Ellen Kreidman in her book Light His Fire writes this about

relationships: "A relationship, like a corporation, consists of a

combination of personalities but has a life of its own. Just as a

corporation requires dedication and concentration if it is to grow, so

too does a relationship between two people. Perhaps I didn't feel

like a walk on the beach, but the marriage required a walk on the

beach. I certainly didn't feel like a weekend alone with my husband,

but the marriage required a weekend alone together."

She gives other examples, but you get the picture. It is the very

thing we see with Paul and Timothy, and with Paul and the

churches. The issue is not just Paul, Timothy, or the Philippians.

The issue is the relationship. The relationship is a value to be

preserved, enhanced, and treasured, for the relationship is a reality

of great worth.

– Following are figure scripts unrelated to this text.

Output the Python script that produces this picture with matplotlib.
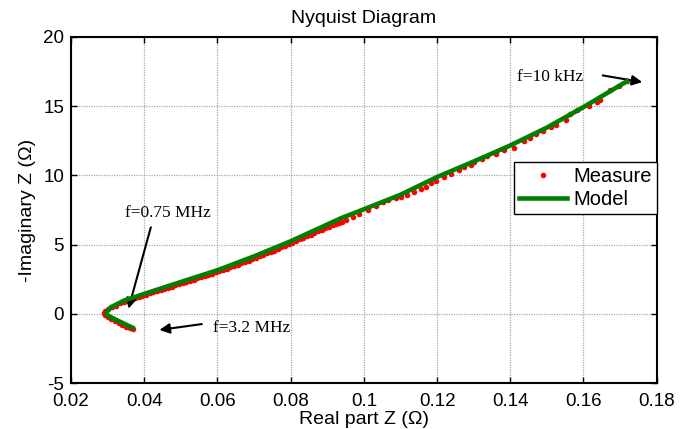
import matplotlib
matplotlib.use('Agg')
import matplotlib.pyplot as plt
import numpy as np

plt.rcParams['font.family'] = ['Liberation Sans', 'DejaVu Sans']
plt.rcParams['axes.unicode_minus'] = False

# model curve (real part, -imag part)
model_re = [0.0368, 0.0327, 0.0299, 0.0297, 0.0309, 0.0345, 0.040, 0.050, 0.060, 0.070,
            0.080, 0.0937, 0.100, 0.110, 0.120, 0.130, 0.140, 0.150, 0.160, 0.1719]
model_im = [-1.0, -0.48, -0.1, 0.1, 0.48, 0.96, 1.44, 2.3, 3.15, 4.15,
            5.24, 6.9, 7.55, 8.6, 9.88, 11.0, 12.16, 13.45, 14.93, 16.8]

# measured points
meas_re = [0.0370, 0.0360, 0.0350, 0.0340, 0.0330, 0.0320, 0.0310, 0.0301, 0.0294, 0.0291,
           0.0293, 0.0300, 0.0312, 0.0322, 0.0335,
           0.0345, 0.0355, 0.0365, 0.0375, 0.0385, 0.0395, 0.0405, 0.0415, 0.0425, 0.0435,
           0.0445, 0.0455, 0.0465, 0.0475, 0.0485, 0.0495, 0.0505, 0.0515, 0.0525, 0.0535,
           0.0545, 0.0555, 0.0565, 0.0575, 0.0585, 0.0595, 0.0605, 0.0615, 0.0625, 0.0635,
           0.0645, 0.0655, 0.0665, 0.0675, 0.0685, 0.0695, 0.0705, 0.0715, 0.0725, 0.0735,
           0.0745, 0.0755, 0.0765, 0.0775, 0.0785, 0.0795, 0.0805, 0.0815, 0.0825, 0.0835,
           0.0845, 0.0855, 0.0865, 0.0875, 0.0885, 0.0895, 0.0905, 0.0915, 0.0925, 0.0933,
           0.0940,
           0.0951, 0.0969, 0.0987, 0.1010, 0.1033, 0.1051, 0.1065, 0.1087, 0.1101, 0.1119,
           0.1137, 0.1155, 0.1169, 0.1183, 0.1196, 0.1219, 0.1237, 0.1260, 0.1274, 0.1292,
           0.1301, 0.1324, 0.1337, 0.1360, 0.1383, 0.1410, 0.1437, 0.1455, 0.1469, 0.1490,
           0.1510, 0.1524, 0.1551, 0.1564, 0.1583, 0.1614, 0.1637, 0.1646, 0.1672, 0.1696,
           0.1719]
meas_im = [-1.10, -1.02, -0.92, -0.80, -0.67, -0.55, -0.40, -0.25, -0.10, 0.05,
           0.20, 0.35, 0.50, 0.60, 0.76,
           0.85, 0.95, 1.05, 1.14, 1.22, 1.30, 1.38, 1.47, 1.55, 1.63,
           1.72, 1.80, 1.88, 1.97, 2.05, 2.13, 2.22, 2.31, 2.40, 2.48,
           2.56, 2.65, 2.74, 2.82, 2.90, 2.99, 3.08, 3.17, 3.27, 3.36,
           3.45, 3.54, 3.64, 3.74, 3.84, 3.94, 4.05, 4.15, 4.25, 4.36,
           4.47, 4.57, 4.68, 4.80, 4.92, 5.03, 5.15, 5.26, 5.38, 5.50,
           5.62, 5.73, 5.85, 5.96, 6.08, 6.19, 6.30, 6.40, 6.50, 6.57,
           6.64,
           6.75, 6.99, 7.24, 7.47, 7.76, 8.07, 8.20, 8.36, 8.43, 8.61,
           8.80, 8.99, 9.16, 9.44, 9.59, 9.88, 10.12, 10.36, 10.60, 10.77,
           10.96, 11.20, 11.39, 11.57, 11.85, 12.00, 12.47, 12.72, 12.96, 13.20,
           13.48, 13.61, 13.97, 14.45, 14.74, 15.00, 15.29, 15.46, 16.18, 16.49,
           16.80]

xticks = [0.02, 0.04, 0.06, 0.08, 0.1, 0.12, 0.14, 0.16, 0.18]
xlabels = ['0.02', '0.04', '0.06', '0.08', '0.1', '0.12', '0.14', '0.16', '0.18']
yticks = [-5, 0, 5, 10, 15, 20]

fig = plt.figure(figsize=(6.92, 4.29), dpi=100)
ax = fig.add_axes([0.1026, 0.107, 0.8464, 0.807])

ax.plot(meas_re, meas_im, 'o', color='#ff0000', markersize=4, markeredgewidth=0,
        label='Measure', zorder=3)
ax.plot(model_re, model_im, '-', color='#007f00', lw=3.3, label='Model', zorder=4)

ax.set_xlim(0.02, 0.18)
ax.set_ylim(-5, 20)
ax.set_xticks(xticks)
ax.set_xticklabels(xlabels)
ax.set_yticks(yticks)
ax.tick_params(direction='in', top=True, right=True, labelsize=13.5, length=4, width=1)
ax.tick_params(axis='x', pad=7)
ax.tick_params(axis='y', pad=5)
ax.grid(True, color='#a8a8a8', linestyle=(0, (1, 1)), lw=0.9)
for s in ax.spines.values():
    s.set_linewidth(1.5)

ax.set_title('Nyquist Diagram', fontsize=14, pad=10)
ax.set_xlabel('Real part Z (Ω)', fontsize=14, labelpad=0.5)
ax.set_ylabel('-Imaginary Z (Ω)', fontsize=14, labelpad=5)

leg = ax.legend(loc='upper right', bbox_to_anchor=(1.0, 0.64), fontsize=14.5,
                fancybox=False, framealpha=1, edgecolor='k', borderaxespad=0,
                handlelength=2.4, handletextpad=0.3, numpoints=1, borderpad=0.25,
                labelspacing=0.2)
leg.get_frame().set_linewidth(1.0)

ap = dict(arrowstyle='-|>', color='k', lw=1.5, mutation_scale=15)
tf = dict(family='Liberation Serif', fontsize=12.5)
ax.annotate('', xy=(0.1768, 16.7), xytext=(0.1645, 17.25), arrowprops=ap)
ax.text(0.1419, 17.1, 'f=10 kHz', va='center', ha='left', **tf)
ax.annotate('', xy=(0.0355, 0.18), xytext=(0.0420, 6.44), arrowprops=ap)
ax.text(0.0465, 7.3, 'f=0.75 MHz', va='center', ha='center', **tf)
ax.annotate('', xy=(0.0434, -1.19), xytext=(0.0565, -0.71), arrowprops=ap)
ax.text(0.0587, -1.0, 'f=3.2 MHz', va='center', ha='left', **tf)

fig.savefig('out.png', dpi=100)
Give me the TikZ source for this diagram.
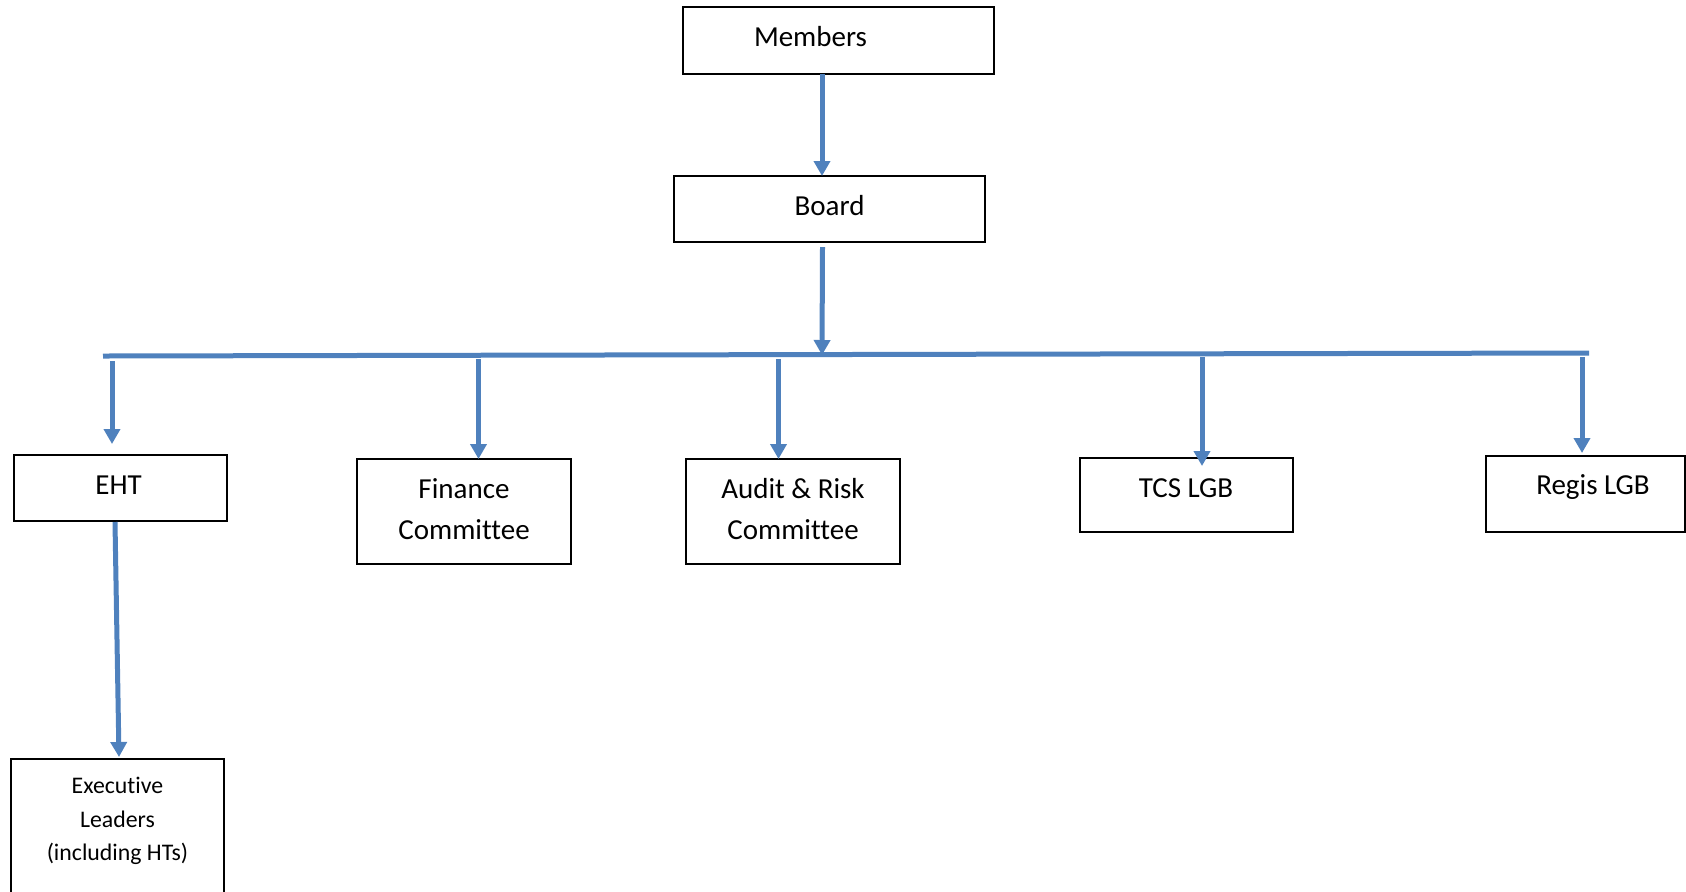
\documentclass[tikz,border=0pt]{standalone}
\usepackage{fontspec}
\setmainfont{Carlito}[Ligatures=NoCommon]
\usetikzlibrary{arrows.meta}
\definecolor{arrowblue}{HTML}{4F81BD}
\begin{document}
\begin{tikzpicture}[x=0.5pt,y=-0.5pt,
  box/.style={draw=black, line width=1pt, rectangle, inner sep=0pt, outer sep=0pt},
  lbl/.style={font=\fontsize{14.5}{20.3}\selectfont, anchor=base, align=center, inner sep=0pt},
  small/.style={font=\fontsize{11.9}{16.7}\selectfont, anchor=base, align=center, inner sep=0pt},
  arr/.style={draw=arrowblue, line width=2.5pt, -{Triangle[width=8pt,length=7.5pt]}},
  bar/.style={draw=arrowblue, line width=2.5pt}]
\useasboundingbox (0,0) rectangle (1686,891);
\clip (0,0) rectangle (1686,891);

% boxes
\node[box, minimum width=155.5pt, minimum height=33.5pt] (members) at (838.5,40.5) {};
\node[lbl] (tmembers) at (810.5,46) {Members};
\node[box, minimum width=155.5pt, minimum height=33pt] (board) at (829.5,209) {};
\node[lbl] (tboard) at (829.5,215) {Board};
\node[box, minimum width=106.5pt, minimum height=33pt] (eht) at (120,488) {};
\node[lbl] (teht) at (118.6,494) {EHT};
\node[box, minimum width=107pt, minimum height=52.5pt] (fin) at (464,511.5) {};
\node[lbl] (tfin) at (464,539) {Finance\\Committee};
\node[box, minimum width=107pt, minimum height=52.5pt] (audit) at (793,511.5) {};
\node[lbl] (taudit) at (793,539) {Audit \& Risk\\Committee};
\node[box, minimum width=106.5pt, minimum height=37pt] (tcs) at (1186.5,495) {};
\node[lbl] (ttcs) at (1186,497) {TCS LGB};
\node[box, minimum width=99.5pt, minimum height=38pt] (regis) at (1585.5,494) {};
\node[lbl] (tregis) at (1593,494) {Regis LGB};
\node[box, minimum width=106.5pt, minimum height=100.5pt] (exec) at (117.5,859.5) {};
\node[small] (texec) at (117.5,860.5) {Executive\\Leaders\\(including HTs)};

% connectors
\coordinate (mbx) at (822,0);
\draw[arr] (members.south -| mbx) -- (board.north -| mbx);
\coordinate (bs) at (822.5,247);
\coordinate (bartop) at (822,355);
\draw[arr] (bs) -- (bartop);
\coordinate (barL) at (103,356);
\coordinate (barR) at (1589,353);
\draw[bar] (barL) -- (barR);
\coordinate (e1) at (112,361);
\coordinate (e2) at (112,444);
\draw[arr] (e1) -- (e2);
\coordinate (f1) at (478.5,359);
\draw[arr] (f1) -- (fin.north -| f1);
\coordinate (a1) at (778.5,359);
\draw[arr] (a1) -- (audit.north -| a1);
\coordinate (t1) at (1202,357);
\coordinate (t2) at (1202,466);
\draw[arr] (t1) -- (t2);
\coordinate (r1) at (1582,357);
\coordinate (r2) at (1582,453);
\draw[arr] (r1) -- (r2);
\coordinate (x1) at (115,522);
\coordinate (x2) at (119,757);
\draw[arr] (x1) -- (x2);
\end{tikzpicture}
\end{document}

Seeing this, and practicing it, will make you a better

mate, a better person, a better friend, and a better saint.

Paul was a joyful saint because of his positive relationship to

other saints, and that is his goal for all saints, for that is God's goal.

Jesus died to save us from all sin, and that includes all the sins that

rob us of the joy of tasting heaven on earth through positive relationships

in the body of Christ.

Let us thank Jesus anew for what He made possible on the cross, and pray for

forgiveness for our role in blocking his joy, and for the wisdom to ever press on to be joyful saints.